Whilst the two southern harbours were as lovely as we remembered them, the highlight of the day was the highest village on the island – Englouvi.
Churches were also a major feature….
…and the views quite stunning.
Something else that doesn’t seem to have changed in Greece anywhere near like to the extent it has in other parts of Europe is Health and Safety. We have seen people swinging from unstable ladders, electricity connections which no HSE inspector would pass as fit in the UK, playgrounds with no “soft matting” and have visited ruins where in other countries metal waist level bars or ropes would have been placed to stop people from falling or even, in some cases, entering. Perhaps the most interesting thing we saw was this guy balancing on a thin wooden beam to fix some fairy lights in a bar.
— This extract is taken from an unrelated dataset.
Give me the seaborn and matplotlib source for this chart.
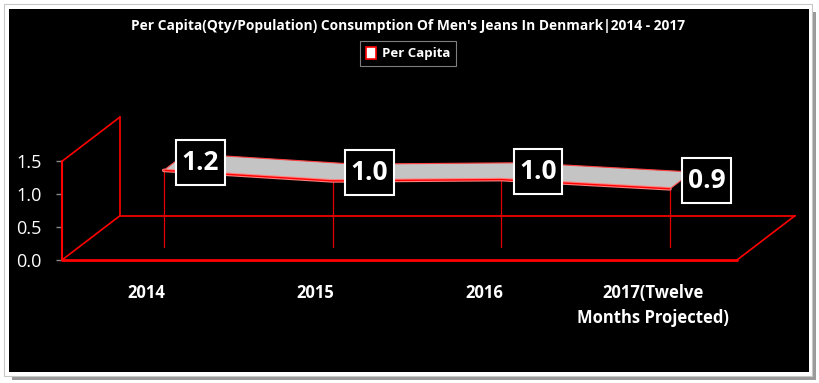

The remainder of our time in the Ionian was spent at places not previously visited. Although we had been to the small island of Meganisi we had not anchored in Ormos Abeleke or walked inland which we did this time.
The two islands of Kalamos and Kastos were extremely quaint and picturesque and exactly what you imagine if someone says “small Greek island”.
Following our arrival at Kalamos we spent two or three hours watching charter boat after charter boat and flotilla after flotilla arrive to shelter from a forecasted two night blow.
It’s amazing how many boats “George” managed to organise into some semblance of order that day….
We were in the anchorage just outside the harbour and, as only two other boats were there to share it, we had lots of space to put 60m chain out and therefore spent two very pleasant nights waiting for the weather to calm. A lovely anchorage, as was Kastros…
…. and an old fashioned barbers shop.
….and where even the complimentary Meze included meat, French fries and tzatziki.
Unfortunately we had broken one of our cardinal rules and succumbed to the “sales patter” of a restaurateur we had met whilst strolling along the beach earlier and booked a table there.
… and we found time to stop in the square again and watch as the local children played safely and freely as they seem to do everywhere in Greece whilst their parent “promenade” or drink coffees and eat ice-creams with their friends.
The latter, Astrakos, was a real surprise.
It was the second place since Preveza that we had gone onto a quay – the other 21 nights having been at anchor. Not only was it free to berth there, the water and electricity were also free – though in the event we availed ourselves of neither. We just made an appropriate friend!
We really enjoyed the small working town and found a restaurant serving something we hadn’t previously seen in Greece. Maybe some people won’t want to see the next photograph, but I have to say it tasted very good.
As you know we love eating and drinking and finding interesting shops or markets is always a pleasure. Markets per se seem few and far between – particularly in the islands, which is perhaps not surprising as many of them, especially the smaller ones, basically close down during the winter months. But somehow we always seem to be able to sniff out some good produce.
And, finally, because I mentioned Lakka in the context of crowded but beautiful anchorages, I didn’t get the chance to include this photograph of a framed letter we saw attached to a wall there. Nothing else I have read about Paxos mentions a visit by him but who am I to say this is not genuine… and maybe some of you have information which confirms it so.